Monday, February 8, 2010

Monday Mailbag #2

Dear Tribal Hack:

In many poems I've lately read, sub-genres within sub-genres within offshoot schools within reactionary schools against so-called traditional poems and poetics have made it so that only the writer and her/his God or god or spirit or lucky charm of choice know what the fuck the words mean, or even refer to. Is this desirable? Or am I being hopelessly old-fashioned?

-- Gerry Mander



Dear Gerry:

Get with the program. Opacity is mystery. And we all know that mystery in a man or woman leaves a lasting legacy of sexual intrigue. Yesterday's "New Critics" tried to elucidate for readers unschooled in Modernism's antecedents. Today's theoreticians have vanquished the past. No more the boring old staples of sanity, thought, trope, tactile fact, sensuousness. Make your Lacanian text into a wizard had in the porto-potty. The unconscious is unconscious. But I regress.



Dear Tribal Hack:

How many poets does it take to change a lightbulb?

-- Ham Pere



Dear Ham:

A class of 25. But the process of changing is more important than the final illumination.



Dear Tribal Hack:

Last week's answer to poetical sartorial splendour encouraged me to put your image of exuberant audience display in play. I was thrown out -- after the meat-draw-winner-wrap-up, and before the intro to the first of five poets -- when I tried to disabuse a furred lump of his pewter metrical abacus by borrowing a stray bead to try on as cool coffee-house ear stud. Envy on their part? Or lack of tact on mine?

-- Nick Stone



Dear Nick:

That's cool. What you attempted was true performance art.

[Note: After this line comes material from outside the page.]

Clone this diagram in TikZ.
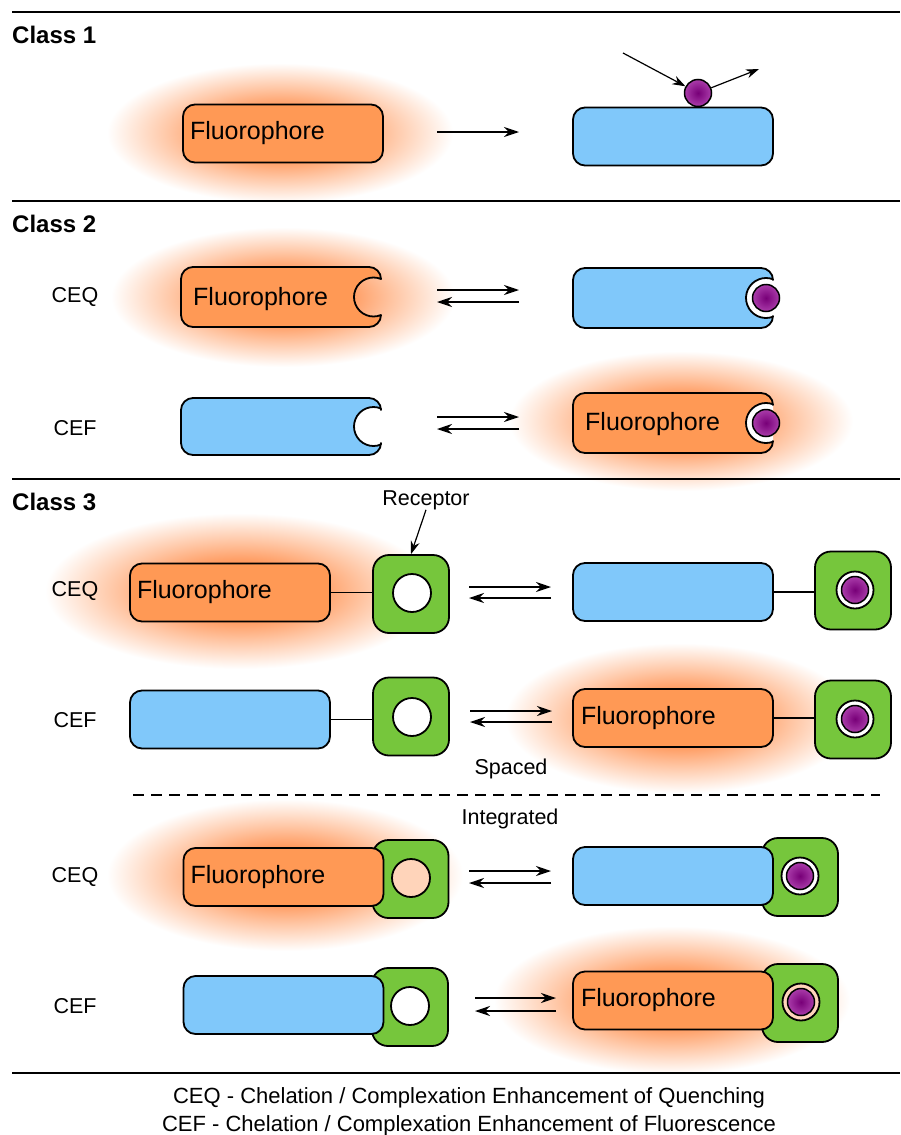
\documentclass[tikz,border=0pt]{standalone}
\usepackage{fontspec}
\setmainfont{Liberation Sans}
\usetikzlibrary{arrows.meta}
\definecolor{orbox}{RGB}{255,153,85}
\definecolor{glowc}{RGB}{255,145,80}
\definecolor{bluebox}{RGB}{128,200,250}
\definecolor{grbox}{RGB}{118,198,60}
\definecolor{iondark}{RGB}{120,0,120}
\definecolor{ionlight}{RGB}{170,60,170}
\definecolor{peach}{RGB}{255,212,186}
\pgfdeclareradialshading{glowsh}{\pgfpointorigin}{color(0bp)=(glowc); color(8bp)=(glowc); color(16bp)=(glowc!52!white); color(25bp)=(white); color(50bp)=(white)}
\pgfdeclareradialshading{ionsh}{\pgfpointorigin}{color(0bp)=(iondark); color(25bp)=(ionlight); color(50bp)=(ionlight)}
\tikzset{
  outl/.style={draw=black, line width=1.8pt},
  fluor/.style={outl, fill=orbox, rounded corners=12pt},
  quench/.style={outl, fill=bluebox, rounded corners=12pt},
  fluorp/.style={outl, fill=orbox, line join=round},
  quenchp/.style={outl, fill=bluebox, line join=round},
  bx/.style={minimum width=200pt, minimum height=58pt, text width=186pt, inner xsep=7pt, inner ysep=0pt, align=left, font=\fontsize{25}{30}\selectfont},
  recep/.style={outl, fill=grbox, rounded corners=16pt, minimum width=76pt, minimum height=78pt, inner sep=0pt},
  ion/.style={circle, draw=black, line width=1.5pt, shade, shading=ionsh, minimum size=27pt, inner sep=0pt},
  arr/.style={line width=1.3pt, -{Stealth[length=15pt,width=10pt]}},
  arrs/.style={line width=1.2pt, -{Stealth[length=13pt,width=9pt]}},
  link/.style={line width=1.6pt},
  rule/.style={line width=2pt},
  lbl/.style={font=\fontsize{21.5}{26}\selectfont, inner sep=0pt},
  ftext/.style={font=\fontsize{25}{30}\selectfont, anchor=base west, inner sep=0pt},
  title/.style={font=\bfseries\fontsize{24}{28}\selectfont, anchor=base west, inner sep=0pt},
  bottom/.style={font=\fontsize{22}{26}\selectfont, inner sep=0pt, anchor=base},
}
% notched box: #1 style, #2 x1, #3 y1, #4 x2, #5 y2, #6 notch centre x, #7 radius
\newcommand\notchbox[7]{%
  \pgfmathsetmacro\ncy{(#3+#5)/2}%
  \pgfmathsetmacro\nd{#4-#6}%
  \pgfmathsetmacro\nh{sqrt((#7)*(#7)-\nd*\nd)}%
  \pgfmathsetmacro\nth{atan(\nh/\nd)}%
  \path[#1] (#4,\ncy-\nh) -- (#4,#3+12)
     arc[start angle=0, end angle=-90, radius=12] -- (#2+12,#3)
     arc[start angle=270, end angle=180, radius=12] -- (#2,#5-12)
     arc[start angle=180, end angle=90, radius=12] -- (#4-12,#5)
     arc[start angle=90, end angle=0, radius=12] -- (#4,\ncy+\nh)
     arc[start angle=\nth, end angle=360-\nth, radius=#7] -- cycle;
}
\newcommand\whitering[6]{% #1 x1 #2 y1 #3 x2 #4 y2 #5 cx #6 r
  \begin{scope}
    \clip (#1,#2) rectangle (#3,#4);
    \fill[white] (#5,{(#2+#4)/2}) circle (#6);
  \end{scope}
}
\begin{document}
\begin{tikzpicture}[x=1pt,y=-1pt]
\useasboundingbox (0,0) rectangle (900,1135);
\fill[white] (0,0) rectangle (900,1135);

% ---------- glows ----------
\shade[shading=glowsh] (280,133) ellipse [x radius=173, y radius=70];
\shade[shading=glowsh] (283,297) ellipse [x radius=172, y radius=70];
\shade[shading=glowsh] (681,421) ellipse [x radius=172, y radius=70];
\shade[shading=glowsh] (240,591) ellipse [x radius=195, y radius=78];
\shade[shading=glowsh] (680,718) ellipse [x radius=175, y radius=75];
\shade[shading=glowsh] (285,875) ellipse [x radius=178, y radius=76];
\shade[shading=glowsh] (672,1000) ellipse [x radius=178, y radius=74];

% ---------- rules ----------
\draw[rule] (12,12) -- (900,12);
\draw[rule] (12,201) -- (900,201);
\draw[rule] (12,479) -- (900,479);
\draw[rule] (12,1073) -- (900,1073);

% ---------- Class 1 ----------
\node[title] (t1) at (12,43) {Class 1};
\node[fluor, bx] (c1f) at (283,133.5) {Fluorophore};
\node[quench, bx] (c1q) at (673,136.5) {};
\node[ion] (c1i) at (698,93) {};
\coordinate (a1s) at (437,132);
\coordinate (a1e) at (519,132);
\draw[arr] (a1s) -- (a1e);
\coordinate (c1in) at (623,53);
\coordinate (c1out) at (759,69);
\draw[arrs] (c1in) -- (c1i);
\draw[arrs] (c1i) -- (c1out);

% ---------- Class 2 ----------
\node[title] (t2) at (12,232) {Class 2};
\node[lbl] (l2q) at (75,297) {CEQ};
\node[lbl] (l2f) at (75,428) {CEF};
% CEQ
\notchbox{fluorp}{181}{267}{381}{327}{373.5}{19.5}
\node[ftext] (c2ft) at (193,305) {Fluorophore};
\whitering{573}{268}{773}{328}{766}{20}
\notchbox{quenchp}{573}{268}{773}{328}{766}{20}
\node[ion] (c2i) at (766,298) {};
\coordinate (a2a) at (437,290);
\coordinate (a2b) at (519,290);
\coordinate (a2c) at (519,302);
\coordinate (a2d) at (437,302);
\draw[arr] (a2a) -- (a2b);
\draw[arr] (a2c) -- (a2d);
% CEF
\notchbox{quenchp}{181}{398}{381}{455}{373.5}{19.5}
\whitering{573}{393}{773}{453}{766}{20}
\notchbox{fluorp}{573}{393}{773}{453}{766}{20}
\node[ftext] (c2gt) at (585,430) {Fluorophore};
\node[ion] (c2j) at (766,423) {};
\coordinate (a3a) at (437,417);
\coordinate (a3b) at (519,417);
\coordinate (a3c) at (519,429);
\coordinate (a3d) at (437,429);
\draw[arr] (a3a) -- (a3b);
\draw[arr] (a3c) -- (a3d);

% ---------- Class 3 ----------
\node[title] (t3) at (12,510) {Class 3};
\node[lbl] (rec) at (426,500) {Receptor};
\node[lbl] (l3q) at (75,591) {CEQ};
\node[lbl] (l3f) at (75,720) {CEF};
% spaced CEQ
\node[fluor, bx] (s1f) at (230,592.5) {Fluorophore};
\node[recep] (s1r) at (411,594) {};
\draw[outl, fill=white] (412,593) circle (19);
\draw[link] (s1f.east) -- (s1f.east -| s1r.west);
\draw[arrs] (rec.south) -- (s1r.north);
\coordinate (a4a) at (469,587);
\coordinate (a4b) at (551,587);
\coordinate (a4c) at (551,598);
\coordinate (a4d) at (469,598);
\draw[arr] (a4a) -- (a4b);
\draw[arr] (a4c) -- (a4d);
\node[quench, bx] (s2q) at (673,592) {};
\node[recep] (s2r) at (853,590.5) {};
\draw[link] (s2q.east) -- (s2q.east -| s2r.west);
\draw[outl, fill=white] (855,590) circle (18.5);
\node[ion] (s2i) at (855,590) {};
% spaced CEF
\node[quench, bx] (s3q) at (230,719.5) {};
\node[recep] (s3r) at (411,716.5) {};
\draw[outl, fill=white] (412,717) circle (19);
\draw[link] (s3q.east) -- (s3q.east -| s3r.west);
\coordinate (a5a) at (470,711);
\coordinate (a5b) at (552,711);
\coordinate (a5c) at (552,722);
\coordinate (a5d) at (470,722);
\draw[arr] (a5a) -- (a5b);
\draw[arr] (a5c) -- (a5d);
\node[fluor, bx, inner xsep=8pt, text width=184pt] (s4f) at (673,718) {Fluorophore};
\node[recep] (s4r) at (853,719.5) {};
\draw[link] (s4f.east) -- (s4f.east -| s4r.west);
\draw[outl, fill=white] (855,719) circle (18.5);
\node[ion] (s4i) at (855,719) {};

\node[lbl] (spc) at (511,769) {Spaced};
\draw[line width=1.5pt, dash pattern=on 11pt off 7pt] (133,795) -- (880,795);
\node[lbl] (itg) at (510,819) {Integrated};

% integrated CEQ
\node[recep] (i1r) at (410.5,879) {};
\draw[outl, fill=peach] (411,878) circle (19);
\node[fluor, bx] (i1f) at (283.5,877) {Fluorophore};
\node[lbl] (l4q) at (75,877) {CEQ};
\coordinate (a6a) at (469,871);
\coordinate (a6b) at (551,871);
\coordinate (a6c) at (551,883);
\coordinate (a6d) at (469,883);
\draw[arr] (a6a) -- (a6b);
\draw[arr] (a6c) -- (a6d);
\node[recep] (i2r) at (800,877) {};
\node[quench, bx] (i2q) at (673,876) {};
\draw[outl, fill=white] (800,876) circle (18.5);
\node[ion] (i2i) at (800,876) {};
% integrated CEF
\node[lbl] (l4f) at (75,1006) {CEF};
\node[recep] (i3r) at (410,1007) {};
\draw[outl, fill=white] (410,1006) circle (19);
\node[quench, bx] (i3q) at (283.5,1005) {};
\coordinate (a7a) at (475,998);
\coordinate (a7b) at (556,998);
\coordinate (a7c) at (556,1011);
\coordinate (a7d) at (475,1011);
\draw[arr] (a7a) -- (a7b);
\draw[arr] (a7c) -- (a7d);
\node[recep] (i4r) at (800,1003) {};
\node[fluor, bx, inner xsep=8pt, text width=184pt] (i4f) at (673,1000.5) {Fluorophore};
\draw[outl, fill=peach] (801,1002) circle (18.5);
\node[ion] (i4i) at (801,1002) {};

% ---------- legend ----------
\node[bottom] (lg1) at (469,1103) {CEQ - Chelation / Complexation Enhancement of Quenching};
\node[bottom] (lg2) at (469,1131) {CEF - Chelation / Complexation Enhancement of Fluorescence};
\end{tikzpicture}
\end{document}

Performance art has, unfortunately, acquired an unjustified bad rap from closeted versifiers who make Bodhidharma seem a social butterfly. Performance -- the Greek etymology refers to a furnishing (and all good poetry venues should be tastefully furnished) and to a completion (not a boring ongoing "text"). It's time you took your gig on the road. Take your microphone, but frisk for, and apprehend, cameras.